8. Everybody is “Anonymous:” People rarely put their names when they comment, especially if they’re being snarky. This is probably to hide the fact that they’re a 9 year old kid or a prison inmate. Who cares what their opinion is?
7. Spelling errors: Don’t get into debates with people who don’t know when to properly use their/there/they’re.
6. Drawing conclusions on faulty interpretations of data: You can sure tell that science is held in low regard in the US simply based on the way people pounce on any apparent “fact” to sell their viewpoint. The other day I saw a guy criticize Obama because the economy shrunk 1%, which he took as evidence of failure. All that is, is a result. Who knows what results we would have gotten from other strategies, maybe a 10% contraction? Maybe a 50%? There are essentially infinite possibilities, so it’s wrong to just jump to a negative conclusion over flimsy data.

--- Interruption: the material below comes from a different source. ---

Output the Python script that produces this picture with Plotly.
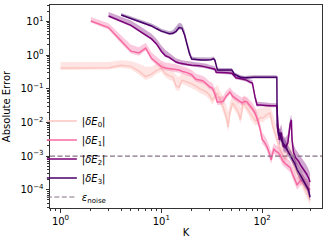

5. Some people are flat out crazy: Internet arguments can get pretty heated, and you have to remember there are a lot of gun toting crazies out there who can probably figure out where you live. Don’t put it past these psychopaths to show up at your house. Yeah…everybody is tough on the internet, until somebody brings the fight to your door.

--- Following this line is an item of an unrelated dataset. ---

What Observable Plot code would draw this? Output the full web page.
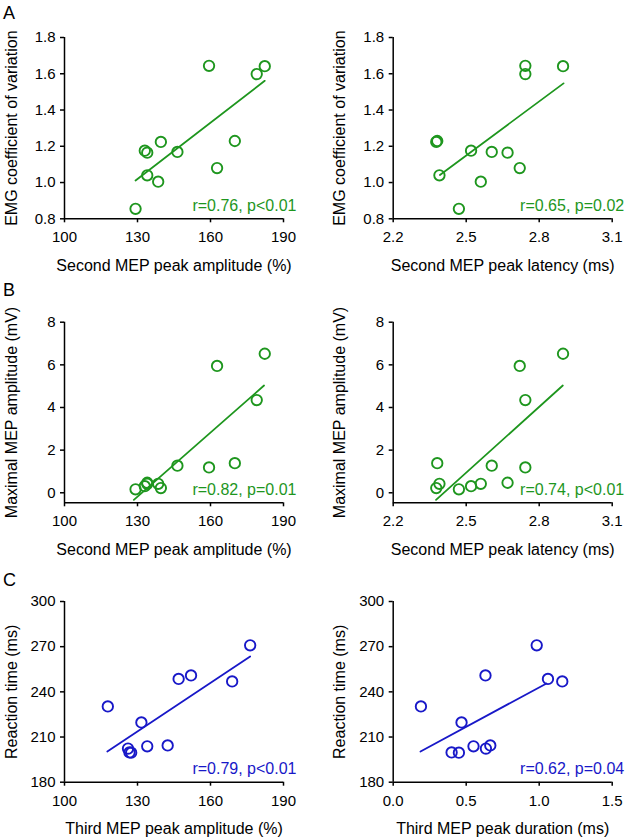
<!DOCTYPE html>
<html>
<head>
<meta charset="utf-8">
<script src="https://cdn.jsdelivr.net/npm/d3@7"></script>
<script src="https://cdn.jsdelivr.net/npm/@observablehq/plot@0.6"></script>
<style>
  html, body { margin: 0; padding: 0; background: #fff; }
  #fig { position: relative; width: 625px; height: 837px; overflow: hidden; font-family: "Liberation Sans", Arial, sans-serif; }
  #fig > svg { position: absolute; }
  .lbl { position: absolute; font-size: 18px; line-height: 18px; color: #000; }
</style>
</head>
<body>
<div id="fig"></div>
<script>
// ---- Data: 12 subjects (panels A, B) ----
const amp2   = [129.2, 134, 138.5, 133, 134, 139.6, 146.4, 159.4, 162.7, 170, 179, 182.3]; // Second MEP peak amplitude (%)
const lat2   = [2.47, 2.39, 2.56, 2.52, 2.67, 2.377, 2.605, 2.743, 2.72, 2.381, 2.743, 2.898]; // Second MEP peak latency (ms)
const emgCV  = [0.855, 1.04, 1.005, 1.176, 1.165, 1.224, 1.169, 1.644, 1.08, 1.229, 1.598, 1.642]; // EMG coefficient of variation
const maxMEP = [0.16, 0.42, 0.42, 0.31, 0.47, 0.22, 1.27, 1.19, 5.95, 1.39, 4.35, 6.52]; // Maximal MEP amplitude (mV)

// ---- Data: 11 subjects (panel C) ----
const amp3 = [117.8, 126.1, 126.7, 127.4, 131.6, 134, 142.4, 146.9, 152, 168.9, 176.3]; // Third MEP peak amplitude (%)
const dur3 = [0.19, 0.635, 0.40, 0.45, 0.468, 0.55, 0.665, 1.06, 0.632, 1.158, 0.983]; // Third MEP peak duration (ms)
const rt   = [230.3, 202.3, 199.8, 199.6, 219.7, 203.8, 204.4, 248.6, 250.9, 246.9, 270.9]; // Reaction time (ms)

// ---- Regression lines (endpoints) ----
const fitA1 = {x: [129.2, 182.3], y: [1.011, 1.561]};
const fitA2 = {x: [2.392, 2.900], y: [1.042, 1.547]};
const fitB1 = {x: [128.5, 182.0], y: [-0.33, 5.03]};
const fitB2 = {x: [2.376, 2.897], y: [-0.33, 5.03]};
const fitC1 = {x: [117.6, 176.3], y: [200.4, 263.5]};
const fitC2 = {x: [0.187, 1.05], y: [200.4, 245.6]};

// ---- Statistics text ----
const stats = ["r=0.76, p<0.01", "r=0.65, p=0.02", "r=0.82, p=0.01", "r=0.74, p<0.01", "r=0.79, p<0.01", "r=0.62, p=0.04"];

// ---- Axis ticks & labels ----
const ticksAmp = [100, 130, 160, 190];
const ticksLat = [2.2, 2.5, 2.8, 3.1];
const ticksDur = [0.0, 0.5, 1.0, 1.5];
const ticksCV  = [0.8, 1.0, 1.2, 1.4, 1.6, 1.8];
const ticksMEP = [0, 2, 4, 6, 8];
const ticksRT  = [180, 210, 240, 270, 300];
const panelLetters = ["A", "B", "C"];

const GREEN = "#1e961e";
const BLUE = "#1818c8";

const fig = document.getElementById("fig");
const f1 = d3.format(".1f");

function toRows(xs, ys) { return xs.map((x, i) => ({x, y: ys[i]})); }

function panel(o) {
  const xDomain = [o.xTicks[0], o.xTicks[o.xTicks.length - 1]];
  const yDomain = [o.yMin ?? o.yTicks[0], o.yTicks[o.yTicks.length - 1]];
  const pts = toRows(o.xs, o.ys);
  const fit = toRows(o.fit.x, o.fit.y);
  const svg = Plot.plot({
    width: o.width, height: o.height,
    marginLeft: o.ml, marginRight: o.mr, marginTop: o.mt, marginBottom: o.mb,
    x: {domain: xDomain},
    y: {domain: yDomain},
    style: {fontFamily: "'Liberation Sans', Arial, sans-serif", fontSize: "15px", color: "#000", background: "transparent", overflow: "visible"},
    marks: [
      Plot.axisX({ticks: o.xTicks, tickFormat: o.xFmt, tickSize: 4, tickPadding: 9, strokeWidth: 1.5, fontSize: 15,
                  label: null}),
      Plot.axisY({ticks: o.yTicks, tickFormat: o.yFmt, tickSize: 4, tickPadding: 5, strokeWidth: 1.5, fontSize: 15,
                  label: null}),
      Plot.ruleX([xDomain[0]], {stroke: "#000", strokeWidth: 1.5}),
      Plot.ruleY([yDomain[0]], {stroke: "#000", strokeWidth: 1.5}),
      Plot.text([o.xLabel], {frameAnchor: "bottom", dy: 47, lineAnchor: "middle", fontSize: 16, fill: "#000"}),
      Plot.text([o.yLabel], {frameAnchor: "left", dx: -53, rotate: -90, lineAnchor: "middle", textAnchor: "middle", fontSize: 16, fill: "#000"}),
      Plot.line(fit, {x: "x", y: "y", stroke: o.color, strokeWidth: 1.8}),
      Plot.dot(pts, {x: "x", y: "y", r: 5.2, stroke: o.color, strokeWidth: 1.9, fill: "none"}),
      Plot.text([o.stat], {frameAnchor: "bottom-right", dx: o.sdx, dy: -13, textAnchor: "end", lineAnchor: "middle", fontSize: 16, fill: o.color})
    ]
  });
  svg.style.left = o.left + "px";
  svg.style.top = o.top + "px";
  fig.appendChild(svg);
}

const rows = [
  {top: 0,   height: 280, mt: 37,   mb: 61.7},
  {top: 280, height: 280, mt: 41.7, mb: 57.7},
  {top: 560, height: 277, mt: 41,   mb: 55.3}
];
const cols = [
  {left: 0,   width: 310, ml: 64,   mr: 27,   sdx: 13},
  {left: 310, width: 315, ml: 82.7, mr: 13.3, sdx: 12}
];

const specs = [
  {r: 0, c: 0, xs: amp2, ys: emgCV, xTicks: ticksAmp, yTicks: ticksCV, yFmt: f1, fit: fitA1, stat: stats[0], color: GREEN,
   xLabel: "Second MEP peak amplitude (%)", yLabel: "EMG coefficient of variation"},
  {r: 0, c: 1, xs: lat2, ys: emgCV, xTicks: ticksLat, xFmt: f1, yTicks: ticksCV, yFmt: f1, fit: fitA2, stat: stats[1], color: GREEN,
   xLabel: "Second MEP peak latency (ms)", yLabel: "EMG coefficient of variation"},
  {r: 1, c: 0, xs: amp2, ys: maxMEP, xTicks: ticksAmp, yTicks: ticksMEP, yMin: -0.47, fit: fitB1, stat: stats[2], color: GREEN,
   xLabel: "Second MEP peak amplitude (%)", yLabel: "Maximal MEP amplitude (mV)"},
  {r: 1, c: 1, xs: lat2, ys: maxMEP, xTicks: ticksLat, xFmt: f1, yTicks: ticksMEP, yMin: -0.47, fit: fitB2, stat: stats[3], color: GREEN,
   xLabel: "Second MEP peak latency (ms)", yLabel: "Maximal MEP amplitude (mV)"},
  {r: 2, c: 0, xs: amp3, ys: rt, xTicks: ticksAmp, yTicks: ticksRT, fit: fitC1, stat: stats[4], color: BLUE,
   xLabel: "Third MEP peak amplitude (%)", yLabel: "Reaction time (ms)"},
  {r: 2, c: 1, xs: dur3, ys: rt, xTicks: ticksDur, xFmt: f1, yTicks: ticksRT, fit: fitC2, stat: stats[5], color: BLUE,
   xLabel: "Third MEP peak duration (ms)", yLabel: "Reaction time (ms)"}
];

for (const s of specs) {
  panel({...s, ...rows[s.r], ...cols[s.c]});
}

const letterTops = [3.5, 280.5, 571];
panelLetters.forEach((L, i) => {
  const d = document.createElement("div");
  d.className = "lbl";
  d.textContent = L;
  d.style.left = "3px";
  d.style.top = letterTops[i] + "px";
  fig.appendChild(d);
});
</script>
</body>
</html>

4. Getting into battles with morons makes you look stupid: Yeah, sometimes it pains me to delete a bunch of idiotic comments, and then it pains me when they keep commenting about what a “coward” I am for not posting their idiotic “anonymous” comment…but ever since I learned to read three words and then delete if I’m in the slightest bit bothered, I’ve felt a lot better. Hey, it’s my blog, I get to define what is fair.
3. If you HAVE to get into a social media battle, make sure you have home field advantage: One time I was battling some psycho and I went back and changed that person’s comments to make him/her look even more psycho than s/he actually was. I think Blogger has subsequently removed this feature, it was kind of amusing though because it REALLY made people angry, which is what social media battles are really all about.
2. You’ll probably get sucked into saying something you regret, then it will live forever on the internet.
And the final reason you shouldn’t get into social media battles is:
1. It’s probably a nice day outside, go enjoy it, or do ANYTHING productive.